The first task is accomplished by using the static property of C++. I add a static member of model and 2 static methods to load and unload model in AestheticDetector.

In the second task, I run Image Quality Sorter in two ways : distortion detection ( using 4 distortion detector ) and aesthetic detection. To compare calculation time, I run two ways on 5000 images. While the distortion detection takes 14 minutes and 23 seconds to finish the task, the aesthetic detector takes only 8 minutes. To evaluate the capacity of aesthetic detector, I run two ways on EVA dataset. In this test, I would like to verify the capacity of aesthetic detector compared to using 4 distortion detector. The result is impressive.
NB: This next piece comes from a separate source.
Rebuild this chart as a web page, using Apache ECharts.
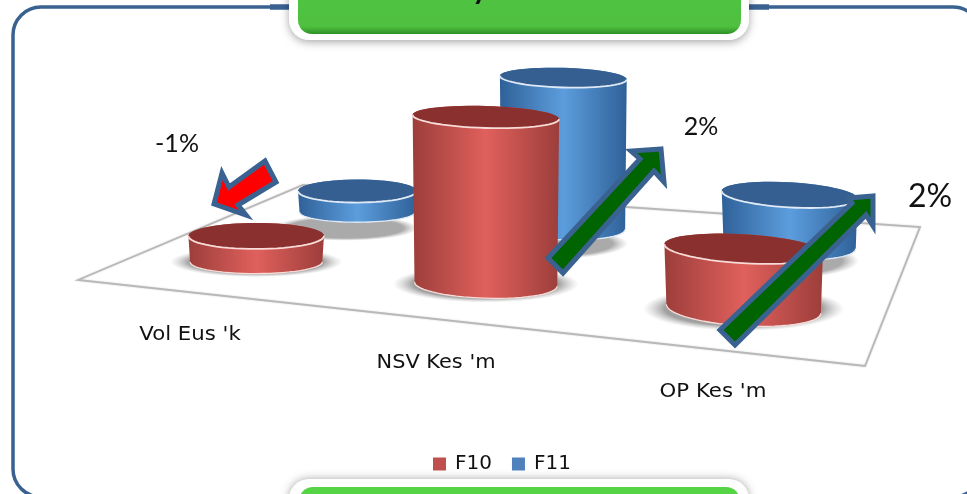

While distortion detection achieves 38.91% for accuracy of the class, aesthetic detection achieves 83.09%

Metric	distortion detection	aesthetic detection
Running time on 5000 images	863 seconds	527 seconds
Accuracy on EVA dataset	38.91%	83.09%

Final phase resume

This part is dedicated to resuming the achievements and problems in the last phase of GSOC22. Achievements:

(research side) Add Koniq10k and SPAQ dataset for training and evaluation.
(research side) Define the property of image for each classes :
- Rejected image is the normal image with distortion
- Pending image is the normal image without distortion or artistic image but badly captured
- Accepted image is a good artistic image.
(research side) Fine tune model structure to maximize the metric and minimize calculation time
(research side) Make a first try on Vision Transformer, the original idea of Musiq.
(integration side) Implement UI for aesthetic detection.
(integration side) Improve the aesthetic detection’s performance by caching the model for run time of IQS.
(integration side) Evaluate the advantage of IQS using distortion detection and using aesthetic detection.

Problems:

(research side) Although the algorithm Musiq reports a better performance than NIMA, I still can not reproduce its result.
(research side) Most of images for training are natural image. Hence, there are very little people their. Hence. the model could be fail to predict on people image.